Sir John Sinclair of the Aldham Sinclairs, Kent, had the custody of Estham for the heir of the wife of William Sinclair of Kyngswoode in Edward III's time, and the beginning of that of Richard II, Laetitia, dying in 1377. Besides Estham she had part of the manor of Castlecary, with the advowson of the chapel on it.
In 20 Richard II (1397), William Seyntclere held Ashebrutell manor, and at the same time Robert held Andredseye manor.
There is a mention of a William Seint Cler in the Rolls of the Treasury, Henry III, Edward I and II, and also of a Nicholas, his brother, as of Somerset. They had a cause at Westminster about land, and Ivo of Ashelond was their fellow defendant.

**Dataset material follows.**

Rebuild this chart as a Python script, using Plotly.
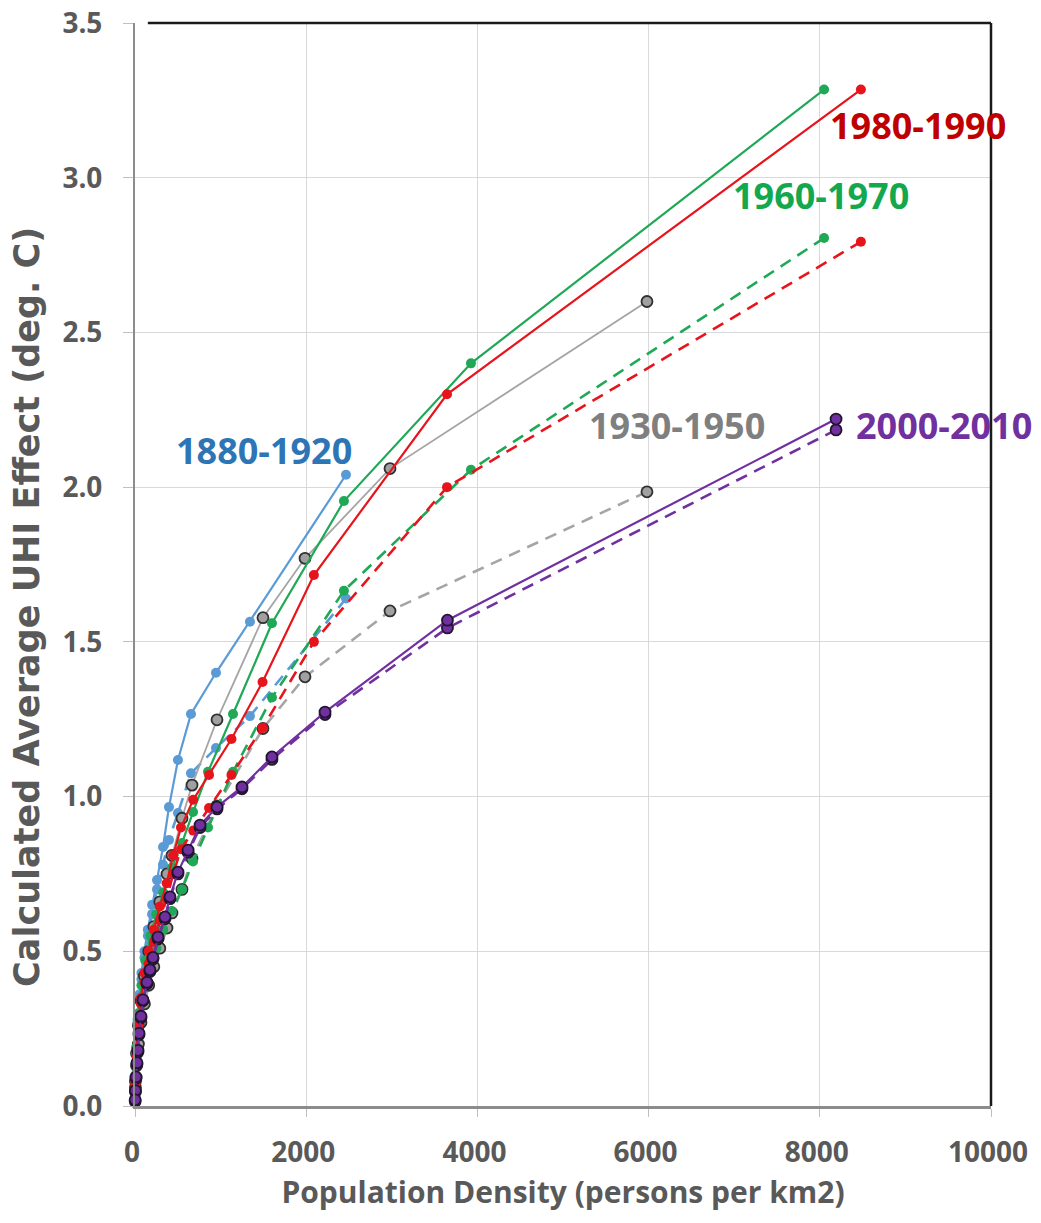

John of Legyh and Isabella, the wife of Nicholas de Helmunden, recovered some lands from the three in Croukhern. They are not dated closely enough to be fixed in pedigree, and indeed they may be an indirect branch of the main Somerset Sinclairs.
There is much yet to be gathered of these westerns of the Hamo or perhaps, though less likely, of the Britel blood; but for the present their tale must end with Nicolas Seyntcler, miles, who had Alicia as wife, the Calendars of Inquisitions after Death of 19 Edward IV (1480) state. This is forty-six years after the extinction in the male line of the Aldham Sinclairs of Kent, Sussex, and also of Chiselbergh and other manors in Somerset.
Sir Nicolas Sinclair, in all probability, left heirs to his three properties of Pokeston, Cammelerton, and Churchill. He would, however, by the manors he held, seem to have been of yet another side branch from that in which the Roberts were so numerous.

It is difficult to do sufficient justice to these holders by serjeanty and men of distinction, on the materials yet made available, of which there is good further abundance lying undisturbed, in Fetter Lane and elsewhere, awaiting shape.